Per quanto si possa essere lettori accaniti e onnivori si finisce sempre per focalizzarsi e specializzarsi su un campo di interesse. Chi scrive queste righe predilige la saggistica storica e vorrebbe leggere romanzi storici che siano di livello alto, o meglio, sorprendentemente alto.
Di romanzi storici ce n’è a un soldo la dozzina e, di solito, possono essere di piacevole lettura, ma non superano i limiti del prodotto commerciale. Non così per Destini. La fatalità del male (Ares, 2020), l’ultima fatica di Bruno Nacci, un autore che ho incontrato per la prima volta in questa occasione.
L’idea base di Nacci di descrivere cinque figure di criminali storici, prima o dopo il culmine della propria ascesa politica, era già abbastanza intrigante. Ma, come diceva Napoleone, “Concepire è poco, eseguire è tutto”.
Eppure, appena inizia la lettura del primo racconto “Là nel ristorante” si viene calati in un’atmosfera degna di Flannery O’Connor dove la rudezza del linguaggio e dei comportamenti stride con la sensibilità e il senso di colpa dei protagonisti.
In “Il vento e il ventaglio” una Parigi fredda e distante circonda la storia di un uomo convertito al male da una frase quasi distratta nella sua ideologica sommarietà: un segno di quale responsabilità abbiamo nei rapporti con le persone, un incitamento a non cedere alla barbarie del linguaggio imperante che non può che provocare altro male.
In “Il giardino” chi ama pellegrinaggi in luoghi lontani e solitari può ben ritrovarsi, salvo poi essere nuovamente sorpreso e ribaltato da un racconto allucinato degno di Philip Dick.
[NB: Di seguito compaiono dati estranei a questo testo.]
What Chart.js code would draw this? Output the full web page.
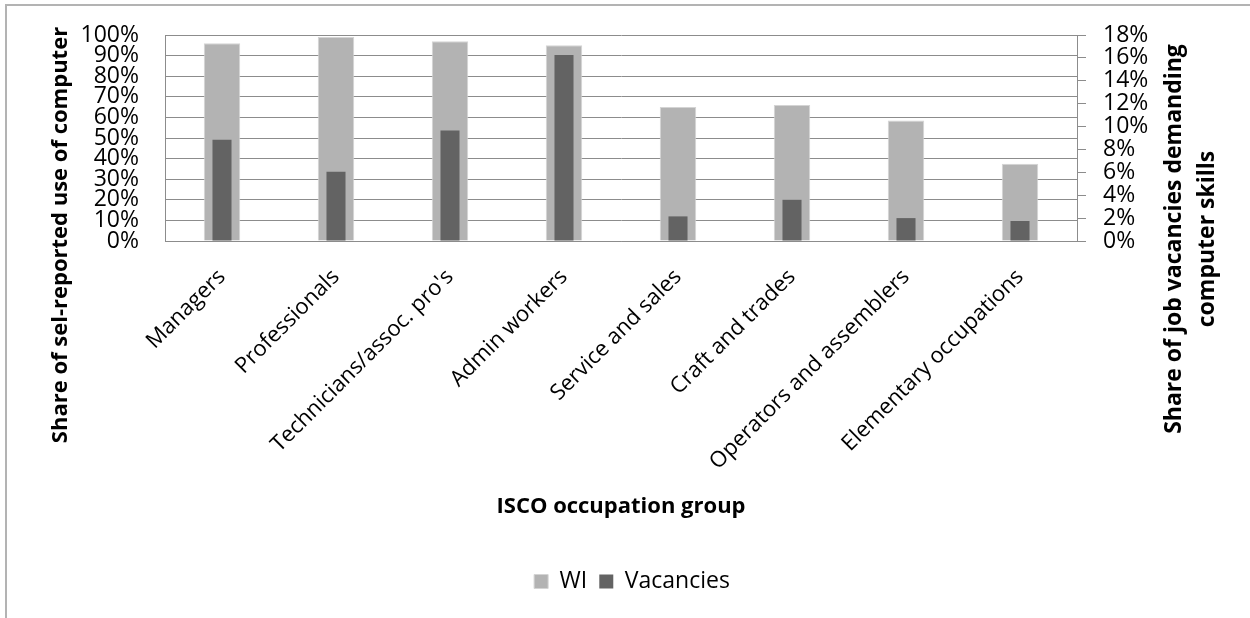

Per “Lo studente” è quasi inevitabile citare Roth e atmosfere viennesi maleodoranti e semibuie, dove l’emarginazione dei più poveri si abbina alla descrizione di edifici antichi e barocchi.
Infine “Le ultime lettere di Lucio Anneo Seneca” sono il passaggio segreto per penetrare nella mente di un filosofo da sempre amato e di cui, nella mia ignoranza, non conoscevo risvolti criminali di cedimento al male.
Ma, come diceva Solzenicyn, “che il male copra tutto, che si affermi su tutto ma che non si affermi attraverso di me”. Ecco, i nostri cinque criminali, due asiatici dell’era del Vietnam, due nazisti e un antico romano, hanno ceduto al male perché erano deboli: e oggi, paradossalmente, si giustifica sempre più la debolezza d’animo di chi fa il male non per emendarla e far rinascere il peccatore, ma per confermare quella debolezza e propagare la disgregazione morale che sta uccidendo questo nostro mondo.
Cinque racconti non facili, per quanto appassionanti e, ripeto, sorprendenti: così sorprendenti che, a differenza di altre recensioni lette qua e là, vieto a me stesso di fare “spoiler” per lasciare al lettore il gusto del colpo di scena, del “bouleversement” della “kata-strofé” di cui si gode leggendo queste pagine.
Chiusa l’ultima pagina, con una lettera memorabile di Seneca a un uomo cui somigliamo e vorremmo somigliare, restano da fare i conti con noi stessi e con il nostro limite: un limite amato e riscattato da questo Natale che, ancora una volta, avviene non per dare speranza, ma per incarnarla nei nostri destini.